## Task to complete
Look through the data below and output, unchanged, every line from the one holding "Clone this chart in Plotly." through the one holding "x = list(range(31))", inclusive. Skip the pictures.

## Exercise materials

━━━━

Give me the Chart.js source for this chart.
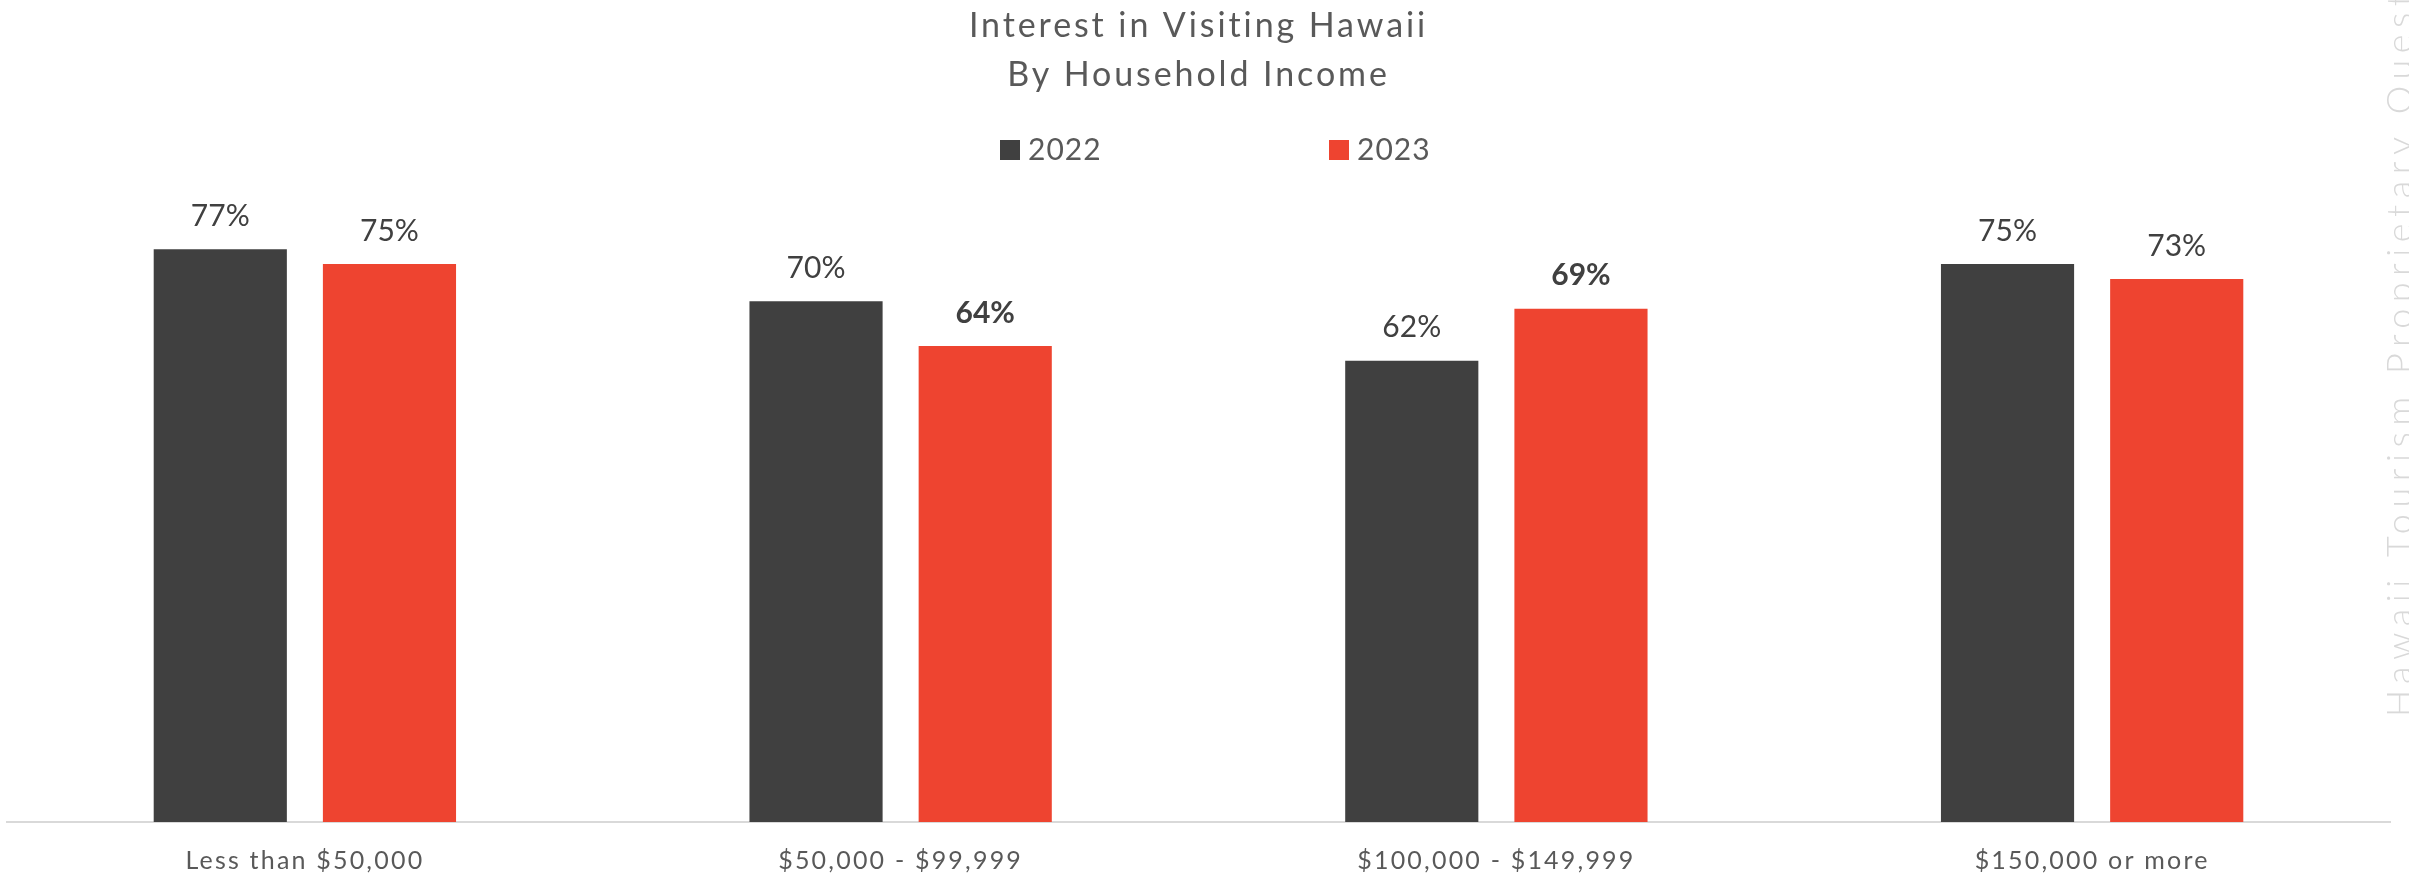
<!DOCTYPE html>
<html>
<head>
<meta charset="utf-8">
<title>Interest in Visiting Hawaii</title>
<script src="https://cdn.jsdelivr.net/npm/chart.js@4"></script>
<style>
  html, body { margin: 0; padding: 0; background: #ffffff; }
  #wrap { width: 2409px; height: 876px; position: relative; }
</style>
</head>
<body>
<div id="wrap"><canvas id="chart" width="2409" height="876"></canvas></div>
<script>
// Chart data
const CATEGORIES = ["Less than $50,000", "$50,000 - $99,999", "$100,000 - $149,999", "$150,000 or more"];
const SERIES_NAMES = ["2022", "2023"];
const VALUES_2022 = [77, 70, 62, 75];
const VALUES_2023 = [75, 64, 69, 73];
const BOLD_2022 = [false, false, false, false];
const BOLD_2023 = [false, true, true, false];
const TITLE_LINES = ["Interest in Visiting Hawaii", "By Household Income"];
const WATERMARK = "Hawaii Tourism Proprietary Questions";
const Y_MAX = 86.3;

const COLORS = {
  dark: "#404040",
  red: "#ee4430",
  title: "#595959",
  label: "#404040",
  axis: "#d9d9d9",
  watermark: "#d9d9d9",
};

const FONT = "Lato, 'Open Sans', sans-serif";

// the original type is tracked wider than Lato, so letter spacing is set per layer
const spacing = {
  id: "spacing",
  beforeDraw(chart) {
    chart.ctx.letterSpacing = "2.9px"; // title
  },
};

// value labels above each bar
const valueLabels = {
  id: "valueLabels",
  afterDatasetsDraw(chart) {
    const { ctx } = chart;
    ctx.save();
    ctx.letterSpacing = "0px";
    ctx.textAlign = "center";
    ctx.textBaseline = "middle";
    ctx.fillStyle = COLORS.label;
    chart.data.datasets.forEach((ds, di) => {
      const meta = chart.getDatasetMeta(di);
      meta.data.forEach((bar, i) => {
        const bold = ds.boldFlags[i];
        ctx.font = (bold ? "bold " : "") + "30px " + FONT;
        ctx.fillText(ds.data[i] + "%", bar.x, bar.y - 33);
      });
    });
    ctx.restore();
    ctx.letterSpacing = "2.2px"; // x tick labels (drawn after datasets, ticks.z = 1)
  },
};

// legend with the wide gap of the original
const wideLegend = {
  id: "wideLegend",
  afterDraw(chart) {
    const { ctx } = chart;
    const items = [
      { text: SERIES_NAMES[0], color: COLORS.dark, x: 1000 },
      { text: SERIES_NAMES[1], color: COLORS.red, x: 1329 },
    ];
    ctx.save();
    ctx.letterSpacing = "1px";
    ctx.font = "30px " + FONT;
    ctx.textBaseline = "middle";
    ctx.textAlign = "left";
    items.forEach((it) => {
      ctx.fillStyle = it.color;
      ctx.fillRect(it.x, 140, 20, 20);
      ctx.fillStyle = COLORS.title;
      ctx.fillText(it.text, it.x + 28, 150);
    });
    ctx.restore();
  },
};

// rotated watermark at the right edge
const watermark = {
  id: "watermark",
  afterDraw(chart) {
    const { ctx } = chart;
    ctx.save();
    ctx.letterSpacing = "6.5px";
    ctx.translate(2412, 717);
    ctx.rotate(-Math.PI / 2);
    ctx.font = "300 36px " + FONT;
    ctx.fillStyle = COLORS.watermark;
    ctx.textAlign = "left";
    ctx.textBaseline = "alphabetic";
    ctx.fillText(WATERMARK, 0, 0);
    ctx.restore();
    ctx.letterSpacing = "0px";
  },
};

new Chart(document.getElementById("chart"), {
  type: "bar",
  data: {
    labels: CATEGORIES,
    datasets: [
      {
        label: SERIES_NAMES[0],
        data: VALUES_2022,
        boldFlags: BOLD_2022,
        backgroundColor: COLORS.dark,
        categoryPercentage: 0.568,
        barPercentage: 0.787,
      },
      {
        label: SERIES_NAMES[1],
        data: VALUES_2023,
        boldFlags: BOLD_2023,
        backgroundColor: COLORS.red,
        categoryPercentage: 0.568,
        barPercentage: 0.787,
      },
    ],
  },
  options: {
    responsive: false,
    animation: false,
    layout: { padding: { left: 7, right: 19, top: 0, bottom: 0 } },
    plugins: {
      legend: { display: false },
      tooltip: { enabled: false },
      title: {
        display: true,
        text: TITLE_LINES,
        color: COLORS.title,
        font: { family: FONT, size: 34, weight: "normal", lineHeight: 1.456 },
        padding: { top: 1, bottom: 80 },
      },
    },
    scales: {
      x: {
        grid: { display: false, drawTicks: false },
        border: { display: true, color: COLORS.axis, width: 2 },
        ticks: {
          z: 1,
          color: COLORS.title,
          padding: 24,
          font: { family: FONT, size: 25 },
        },
        afterFit(scale) {
          scale.height = 54;
        },
      },
      y: {
        display: false,
        min: 0,
        max: Y_MAX,
      },
    },
  },
  plugins: [spacing, valueLabels, wideLegend, watermark],
});
</script>
</body>
</html>
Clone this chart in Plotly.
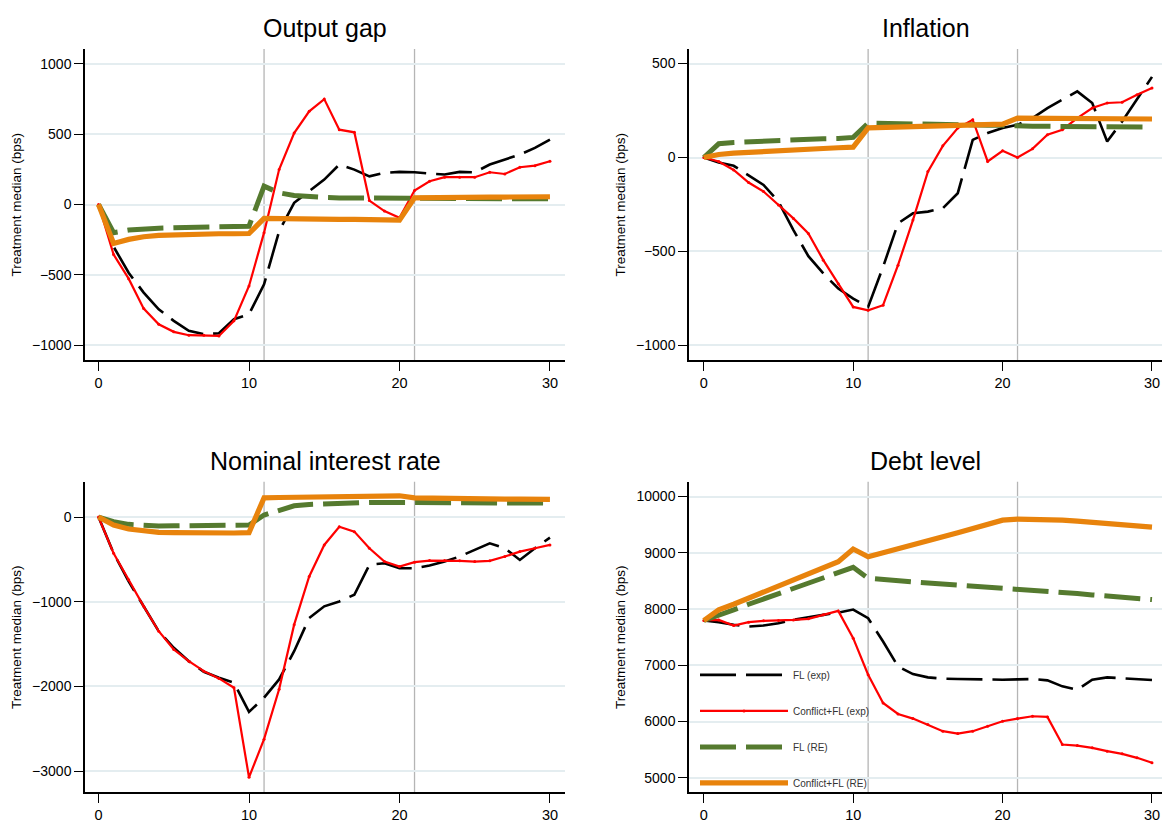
import plotly.graph_objects as go

W, H = 1163, 823
x = list(range(31))

# ---- Output gap ----
og_fl_exp = [0, -300, -485, -626, -745, -827, -898, -922, -915, -815, -780, -567, -190, 12, 95, 177,
             284, 248, 200, 225, 232, 229, 220, 213, 232, 229, 284, 319, 355, 402, 461]
og_cfl_exp = [0, -355, -527, -740, -851, -905, -929, -929, -934, -827, -579, -200, 248, 508, 662, 749,
              532, 513, 28, -47, -95, 99, 165, 194, 194, 194, 229, 217, 265, 276, 307]
og_fl_re = [0, -200, -182, -172, -168, -165, -163, -161, -159, -157, -154, 130, 83, 64, 54, 50,
            47, 46, 45, 44, 43, 42, 41, 41, 40, 40, 40, 40, 40, 40, 40]
og_cfl_re = [0, -277, -248, -229, -220, -215, -213, -210, -208, -208, -206, -99, -102, -102, -103, -104,
             -105, -106, -106, -107, -111, 47, 50, 51, 52, 52, 53, 53, 54, 54, 55]

# ---- Inflation ----
inf_fl_exp = [0, -27, -44, -93, -146, -235, -386, -525, -617, -697, -751, -795, -582, -350, -297, -288,
              -270, -190, 94, 130, 157, 174, 210, 263, 308, 352, 290, 85, 192, 308, 429]
inf_cfl_exp = [0, -21, -66, -133, -181, -253, -324, -404, -546, -671, -795, -813, -786, -573, -333, -75,
               62, 157, 201, -21, 36, 0, 46, 121, 148, 210, 263, 290, 294, 334, 370]
inf_fl_re = [0, 73, 80, 84, 87, 91, 94, 96, 100, 101, 107, 183, 181, 178, 176, 175,
             174, 173, 172, 172, 171, 167, 166, 166, 165, 165, 164, 164, 163, 163, 162]
inf_cfl_re = [0, 16, 23, 28, 34, 37, 41, 44, 48, 52, 55, 158, 160, 162, 164, 165,
              167, 169, 171, 173, 178, 210, 209, 209, 208, 208, 207, 207, 206, 206, 205]

# ---- Nominal interest rate ----
nir_fl_exp = [0, -427, -760, -1054, -1348, -1544, -1701, -1827, -1897, -1956, -2301, -2132, -1917, -1584,
              -1192, -1054, -996, -917, -564, -545, -604, -604, -572, -525, -466, -388, -310, -368, -506,
              -368, -243]
nir_cfl_exp = [0, -427, -741, -1054, -1348, -1564, -1701, -1819, -1905, -2015, -3073, -2622, -2034, -1270,
               -702, -329, -114, -172, -368, -525, -584, -533, -514, -514, -517, -525, -517, -466, -408,
               -368, -329]
nir_fl_re = [0, -55, -86, -102, -106, -104, -103, -102, -101, -100, -94, 24, 82, 133, 149, 157,
             165, 170, 172, 172, 172, 168, 167, 167, 166, 166, 165, 165, 165, 165, 165]
nir_cfl_re = [0, -94, -141, -165, -180, -184, -188, -188, -188, -188, -184, 227, 231, 235, 235, 235,
              235, 239, 243, 247, 251, 227, 222, 220, 218, 216, 214, 212, 211, 209, 208]

# ---- Debt level ----
dl_fl_exp = [7796, 7766, 7719, 7689, 7707, 7748, 7807, 7855, 7896, 7937, 7991, 7837, 7423, 6980, 6844,
             6785, 6761, 6755, 6749, 6744, 6744, 6749, 6755, 6732, 6625, 6566, 6744, 6785, 6773, 6761, 6738]
dl_cfl_exp = [7796, 7807, 7707, 7766, 7790, 7796, 7807, 7825, 7896, 7967, 7482, 6832, 6330, 6135, 6052,
              5946, 5828, 5786, 5828, 5916, 6005, 6052, 6094, 6082, 5591, 5573, 5532, 5473, 5426, 5355, 5266]
dl_fl_re = [7796, 7884, 7985, 8085, 8180, 8280, 8369, 8463, 8558, 8652, 8741, 8546, 8517, 8499, 8481,
            8463, 8446, 8428, 8410, 8392, 8369, 8351, 8333, 8316, 8292, 8274, 8251, 8233, 8215, 8192, 8168]
dl_cfl_re = [7796, 7985, 8085, 8192, 8298, 8404, 8511, 8617, 8735, 8842, 9066, 8930, 9001, 9078, 9149,
             9220, 9285, 9356, 9433, 9509, 9580, 9598, 9598, 9592, 9580, 9563, 9545, 9527, 9504, 9480, 9456]

series_names = ["FL (exp)", "Conflict+FL (exp)", "FL (RE)", "Conflict+FL (RE)"]
titles = ["Output gap", "Inflation", "Nominal interest rate", "Debt level"]
panel_data = [
    [og_fl_exp, og_cfl_exp, og_fl_re, og_cfl_re],
    [inf_fl_exp, inf_cfl_exp, inf_fl_re, inf_cfl_re],
    [nir_fl_exp, nir_cfl_exp, nir_fl_re, nir_cfl_re],
    [dl_fl_exp, dl_cfl_exp, dl_fl_re, dl_cfl_re],
]
y_ticks = [
    [-1000, -500, 0, 500, 1000],
    [-1000, -500, 0, 500],
    [-3000, -2000, -1000, 0],
    [5000, 6000, 7000, 8000, 9000, 10000],
]
x_ticks = [0, 10, 20, 30]
vlines = [11, 21]

# layout geometry (pixels)
y_ranges = [[-1106, 1106], [-1078, 578], [-3247, 416], [4746, 10261]]
x_ranges = [[-0.9, 31.0], [-0.99, 30.67], [-0.9, 31.0], [-0.99, 30.67]]
px_x = [(85, 565), (689, 1162), (85, 565), (689, 1162)]
px_y = [(49, 361), (49, 361), (483, 794), (483, 794)]

styles = [
    dict(color="#000000", width=2.6, dash="36px,10px"),
    dict(color="#ff0000", width=2.2, dash="solid"),
    dict(color="#557a2f", width=5, dash="36px,10px"),
    dict(color="#e8830c", width=5.2, dash="solid"),
]

FONT = "Liberation Sans, Arial, Helvetica, sans-serif"
fig = go.Figure()
grid = "#e4edf0"

for p in range(4):
    sfx = "" if p == 0 else str(p + 1)
    xa, ya = "x" + sfx, "y" + sfx
    for s in range(4):
        fig.add_trace(go.Scatter(
            x=x, y=panel_data[p][s], xaxis=xa, yaxis=ya,
            mode="lines+markers" if s == 1 else "lines",
            line=styles[s], marker=dict(size=3, color=styles[s]["color"]),
            name=series_names[s], legendgroup=series_names[s],
            showlegend=(p == 3), hoverinfo="skip",
        ))
    x0, x1 = px_x[p]
    y0, y1 = px_y[p]
    fig.layout["xaxis" + sfx] = dict(
        domain=[x0 / W, x1 / W], anchor=ya, range=x_ranges[p],
        tickvals=x_ticks, ticks="outside", ticklen=9, tickwidth=1.3, tickcolor="black",
        showline=True, linecolor="black", linewidth=1.5, showgrid=False, zeroline=False,
        tickfont=dict(size=14.5, color="black", family=FONT),
    )
    fig.layout["yaxis" + sfx] = dict(
        domain=[1 - y1 / H, 1 - y0 / H], anchor=xa, range=y_ranges[p],
        tickvals=y_ticks[p], tickformat="d", ticks="outside", ticklen=9, tickwidth=1.3,
        tickcolor="black",
        showline=True, linecolor="black", linewidth=1.5, showgrid=True, gridcolor=grid,
        gridwidth=1.5, zeroline=False,
        tickfont=dict(size=14, color="black", family=FONT),
    )
    for v in vlines:
        fig.add_shape(type="line", xref=xa, yref=ya + " domain", x0=v, x1=v, y0=0, y1=1,
                      line=dict(color="#b5b5b5", width=1.3), layer="below")
    fig.add_annotation(text=titles[p], xref="paper", yref="paper",
                       x=((x0 + x1) / 2) / W, y=1 - (y0 - 21) / H, xanchor="center", yanchor="middle",
                       showarrow=False, font=dict(size=25, color="black", family=FONT))
    fig.add_annotation(text="Treatment median (bps)", xref="paper", yref="paper",
                       x=(x0 - 68) / W, y=1 - ((y0 + y1) / 2) / H, xanchor="center", yanchor="middle",
                       textangle=-90, showarrow=False, font=dict(size=13.5, color="black", family=FONT))

fig.update_layout(
    width=W, height=H, margin=dict(l=0, r=0, t=0, b=0),
    paper_bgcolor="white", plot_bgcolor="white",
    font=dict(family=FONT),
    legend=dict(x=695 / W, y=1 - 662 / H, xanchor="left", yanchor="top",
                bgcolor="rgba(0,0,0,0)", borderwidth=0, itemwidth=88,
                traceorder="grouped", tracegroupgap=17,
                font=dict(size=10, color="#333333", family=FONT)),
)

fig.write_html("out.html")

━━━━

## Answer for the task
Clone this chart in Plotly.
import plotly.graph_objects as go

W, H = 1163, 823
x = list(range(31))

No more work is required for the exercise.